Agentic Systems and Planning

Do phone agents succeed at all three critical tasks equally?

Explores whether task success, privacy compliance, and preference reuse develop together in phone-use agents, or whether benchmarking one capability tells you nothing about the others.

Note · 2026-05-18 · sourced from Assistants Personalization

The MyPhoneBench evaluation surfaces a finding with direct deployment consequences: the three properties most relevant for phone-use agent deployment — task success, privacy compliance during completion, and proper use of saved preferences in later sessions — are statistically distinct capabilities. No model dominates all three. Evaluating one of them does not predict the others.

The pattern matters because of how benchmarks have been structured. Most agent benchmarks score task success: did the agent complete the task as instructed? Models that score well on this single metric get ranked as "frontier" and get deployed. But when the same models are scored jointly on success-plus-privacy or success-plus-preference-reuse, the ranking reshuffles. A model that wins on success-only may lose on success-with-privacy, because it completes tasks by overfilling personal entries. A model with mediocre success may have better privacy compliance because it stops at minimal disclosure.

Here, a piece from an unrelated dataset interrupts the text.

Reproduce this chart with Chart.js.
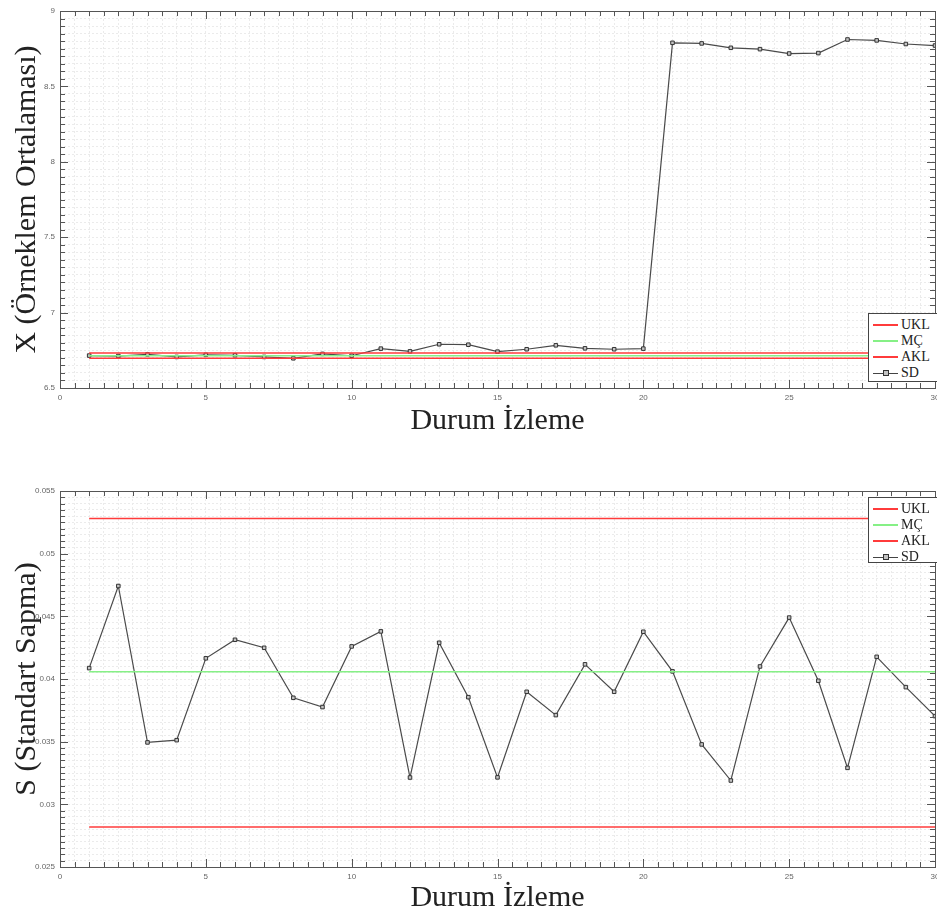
<!DOCTYPE html>
<html>
<head>
<meta charset="utf-8">
<script src="https://cdn.jsdelivr.net/npm/chart.js@4/dist/chart.umd.min.js"></script>
<style>
  html, body { margin: 0; padding: 0; background: #fff; overflow: hidden; width: 937px; height: 919px; }
  .wrap { position: absolute; left: 0; }
  .legend {
    position: absolute; background: #fff; border: 1px solid #444;
    font-family: "Liberation Serif", "DejaVu Serif", serif; font-size: 14px; color: #222;
    padding: 3px 0 2px 4px; box-sizing: border-box; width: 70px;
  }
  .legend .row { height: 16px; line-height: 16px; white-space: nowrap; display: flex; align-items: center; }
  .legend .swatch { display: inline-block; width: 25px; height: 2px; margin-right: 3px; position: relative; }
  .legend .swatch.sd { height: 1px; }
  .legend .swatch.sd::after {
    content: ""; position: absolute; left: 10px; top: -3px; width: 4px; height: 4px;
    border: 1px solid #333; background: #c4c4c4;
  }
</style>
</head>
<body>
<div class="wrap" style="top:0"><canvas id="xbarChart" width="980" height="460"></canvas></div>
<div class="wrap" style="top:460px"><canvas id="sChart" width="980" height="459"></canvas></div>

<div class="legend" style="left:868px; top:313px; height:69px">
  <div class="row"><span class="swatch" style="background:#ff3b3b"></span>UKL</div>
  <div class="row"><span class="swatch" style="background:#86f086"></span>MÇ</div>
  <div class="row"><span class="swatch" style="background:#ff3b3b"></span>AKL</div>
  <div class="row"><span class="swatch sd" style="background:#444"></span>SD</div>
</div>
<div class="legend" style="left:868px; top:497px; height:66px">
  <div class="row"><span class="swatch" style="background:#ff3b3b"></span>UKL</div>
  <div class="row"><span class="swatch" style="background:#86f086"></span>MÇ</div>
  <div class="row"><span class="swatch" style="background:#ff3b3b"></span>AKL</div>
  <div class="row"><span class="swatch sd" style="background:#444"></span>SD</div>
</div>

<script>
// durum izleme (örnek no)
const durum = [1, 2, 3, 4, 5, 6, 7, 8, 9, 10, 11, 12, 13, 14, 15,
  16, 17, 18, 19, 20, 21, 22, 23, 24, 25, 26, 27, 28, 29, 30];

// X çizelgesi (örneklem ortalaması)
const xOrt = [6.715, 6.712, 6.723, 6.706, 6.720, 6.717, 6.706, 6.697, 6.726, 6.714,
  6.761, 6.743, 6.790, 6.787, 6.741, 6.757, 6.783, 6.763, 6.757, 6.761,
  8.789, 8.785, 8.756, 8.747, 8.718, 8.721, 8.811, 8.805, 8.781, 8.771];
const xUKL = 6.732;
const xMC = 6.714;
const xAKL = 6.697;

// S çizelgesi (standart sapma)
const sSap = [0.04087, 0.04742, 0.03494, 0.03512, 0.04165, 0.04313, 0.04249, 0.03850, 0.03776, 0.04260,
  0.04380, 0.03214, 0.04289, 0.03855, 0.03215, 0.03898, 0.03712, 0.04117, 0.03898, 0.04377,
  0.04061, 0.03478, 0.03190, 0.04100, 0.04490, 0.03986, 0.03291, 0.04177, 0.03935, 0.03704];
const sUKL = 0.0528;
const sMC = 0.04058;
const sAKL = 0.02819;

// eksen aralıkları
const xEkseni = { min: 0, max: 30, step: 0.5, label: 5 };
const xOrtEkseni = { min: 6.5, max: 9, step: 0.05, label: 0.5 };
const sEkseni = { min: 0.025, max: 0.055, step: 0.0005, label: 0.005 };

const RED = '#ff3b3b';
const GREEN = '#86f086';

function isMajor(v, every) {
  const r = v / every;
  return Math.abs(r - Math.round(r)) < 1e-6;
}

function fmt(v) {
  return String(parseFloat(v.toFixed(6)));
}

// MATLAB tarzı çerçeve ve içe dönük tik işaretleri
const framePlugin = {
  id: 'frame',
  afterDatasetsDraw(chart, args, opts) {
    const { ctx, chartArea: a, scales } = chart;
    ctx.save();
    ctx.strokeStyle = '#555';
    ctx.lineWidth = 1;
    const xs = scales.x, ys = scales.y;
    ctx.beginPath();
    xs.ticks.forEach((t, i) => {
      const px = Math.round(xs.getPixelForTick(i)) + 0.5;
      const len = isMajor(t.value, opts.xMajor) ? 8 : 5;
      ctx.moveTo(px, a.bottom); ctx.lineTo(px, a.bottom - len);
      ctx.moveTo(px, a.top); ctx.lineTo(px, a.top + len);
    });
    ys.ticks.forEach((t, i) => {
      const py = Math.round(ys.getPixelForTick(i)) + 0.5;
      const len = isMajor(t.value, opts.yMajor) ? 8 : 5;
      ctx.moveTo(a.left, py); ctx.lineTo(a.left + len, py);
      ctx.moveTo(a.right, py); ctx.lineTo(a.right - len, py);
    });
    ctx.stroke();
    ctx.strokeRect(Math.round(a.left) + 0.5, Math.round(a.top) + 0.5,
      Math.round(a.right - a.left), Math.round(a.bottom - a.top));
    ctx.restore();
  }
};

function limitLine(label, value, color) {
  return {
    label: label,
    data: durum.map(d => ({ x: d, y: value })),
    borderColor: color,
    borderWidth: 1.5,
    pointRadius: 0,
    fill: false
  };
}

function buildChart(canvasId, values, ukl, mc, akl, yAxis, yTitle, pad, xAxisHeight, titlePadBottom) {
  const ctx = document.getElementById(canvasId).getContext('2d');
  return new Chart(ctx, {
    type: 'line',
    data: {
      datasets: [
        limitLine('UKL', ukl, RED),
        limitLine('MÇ', mc, GREEN),
        limitLine('AKL', akl, RED),
        {
          label: 'SD',
          data: durum.map((d, i) => ({ x: d, y: values[i] })),
          borderColor: '#4a4a4a',
          borderWidth: 1.2,
          pointStyle: 'rect',
          pointRadius: 2.5,
          pointBorderWidth: 1,
          pointBorderColor: '#333',
          pointBackgroundColor: '#c4c4c4',
          tension: 0
        }
      ]
    },
    options: {
      responsive: false,
      animation: false,
      layout: { padding: pad },
      plugins: {
        legend: { display: false },
        tooltip: { enabled: false },
        frame: { xMajor: xEkseni.label, yMajor: yAxis.label }
      },
      scales: {
        x: {
          type: 'linear',
          min: xEkseni.min,
          max: xEkseni.max,
          afterFit: (s) => { s.height = xAxisHeight; },
          grid: { color: '#ebebeb', drawTicks: false },
          border: { display: false, dash: [2, 2] },
          ticks: {
            stepSize: xEkseni.step,
            autoSkip: false,
            maxRotation: 0,
            padding: 5,
            color: '#666',
            font: { family: 'Arial, "Liberation Sans", sans-serif', size: 8 },
            callback: (v) => isMajor(v, xEkseni.label) ? fmt(v) : ''
          },
          title: {
            display: true,
            text: 'Durum İzleme',
            color: '#222',
            padding: { top: 0, bottom: titlePadBottom },
            font: { family: '"Liberation Serif", "DejaVu Serif", serif', size: 30 }
          }
        },
        y: {
          type: 'linear',
          min: yAxis.min,
          max: yAxis.max,
          afterFit: (s) => { s.width = 60; },
          grid: { color: '#ebebeb', drawTicks: false },
          border: { display: false, dash: [2, 2] },
          ticks: {
            stepSize: yAxis.step,
            autoSkip: false,
            padding: 5,
            color: '#666',
            font: { family: 'Arial, "Liberation Sans", sans-serif', size: 8 },
            callback: (v) => isMajor(v, yAxis.label) ? fmt(v) : ''
          },
          title: {
            display: true,
            text: yTitle,
            color: '#222',
            padding: { top: 9, bottom: 0 },
            font: { family: '"Liberation Serif", "DejaVu Serif", serif', size: 30 }
          }
        }
      }
    },
    plugins: [framePlugin]
  });
}

buildChart('xbarChart', xOrt, xUKL, xMC, xAKL, xOrtEkseni, 'X (Örneklem Ortalaması)',
  { top: 11, right: 45, bottom: 0, left: 0 }, 72, 21);
buildChart('sChart', sSap, sUKL, sMC, sAKL, sEkseni, 'S (Standart Sapma)',
  { top: 31, right: 45, bottom: 0, left: 0 }, 52, 3);
</script>
</body>
</html>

The deeper observation is that "deployment readiness" is not a scalar. It is a vector across the capabilities the deployment actually requires. For phone-use agents, that vector includes at minimum success, privacy compliance, and longitudinal preference handling. For other agent deployments it would include different combinations. Evaluating on the wrong subset of capabilities produces models that score well on the benchmark and fail in production.

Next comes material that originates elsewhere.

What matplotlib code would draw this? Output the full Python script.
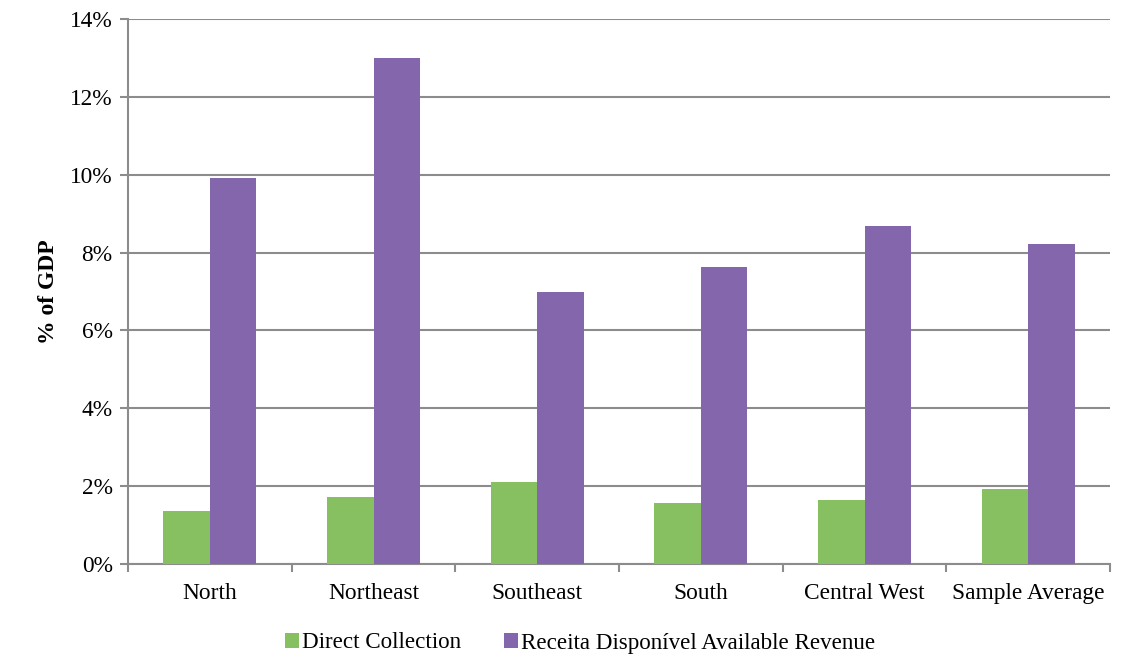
import matplotlib
matplotlib.use("Agg")
import matplotlib.pyplot as plt
import numpy as np
from matplotlib.ticker import FuncFormatter, MultipleLocator

regions = ["North", "Northeast", "Southeast", "South", "Central West", "Sample Average"]
direct_collection = [1.36, 1.72, 2.11, 1.57, 1.64, 1.93]
available_revenue = [9.92, 13.0, 6.99, 7.63, 8.68, 8.22]
series_names = ["Direct Collection", "Receita Disponível Available Revenue"]

green = "#86C060"
purple = "#8466AC"
grid_gray = "#8C8C8C"

plt.rcParams["font.family"] = ["Liberation Serif", "DejaVu Serif"]

fig = plt.figure(figsize=(11.4, 6.58), dpi=100)
ax = fig.add_axes([0.1123, 0.1429, 0.8614, 0.8282])

x = np.arange(len(regions))
w = 0.285
ax.bar(x - w / 2, direct_collection, width=w, color=green, label=series_names[0], zorder=3)
ax.bar(x + w / 2, available_revenue, width=w, color=purple, label=series_names[1], zorder=3)

ax.set_xlim(-0.5, len(regions) - 0.5)
ax.set_ylim(0, 14)
ax.yaxis.set_major_locator(MultipleLocator(2))
ax.yaxis.set_major_formatter(FuncFormatter(lambda v, _: f"{v:.0f}%"))
ax.grid(axis="y", color=grid_gray, linewidth=1.5, zorder=0)

for side in ("top", "right"):
    ax.spines[side].set_visible(False)
for side in ("left", "bottom"):
    ax.spines[side].set_color(grid_gray)
    ax.spines[side].set_linewidth(1.5)

ax.set_xticks(x)
ax.set_xticklabels(regions, fontsize=16.8)
ax.set_xticks(np.arange(len(regions) + 1) - 0.5, minor=True)
ax.tick_params(axis="x", which="major", length=0, pad=14)
ax.tick_params(axis="x", which="minor", length=6, width=1.5, color=grid_gray)
ax.tick_params(axis="y", length=6, width=1.5, color=grid_gray, labelsize=16.8, pad=5)

ax.set_ylabel("% of GDP", fontsize=17, fontweight="bold", labelpad=8)

leg = fig.legend(loc="center", bbox_to_anchor=(0.5088, 1 - 643 / 658), ncol=2, frameon=False,
                 fontsize=16.6, handlelength=0.6, handleheight=0.6, handletextpad=0.1,
                 columnspacing=1.9)

fig.savefig("out.png", dpi=100)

For benchmark designers, this argues for joint evaluation as the default rather than as a research add-on. A benchmark that scores only one capability and ranks models on it is producing rankings that will not generalize to deployment. The methodological move is to evaluate the capability vector and present results as multi-dimensional rather than collapsing to a single score.

For agent developers, the immediate consequence: do not assume success-trained models will be privacy-compliant or preference-respecting. These need to be selected and trained for, not assumed.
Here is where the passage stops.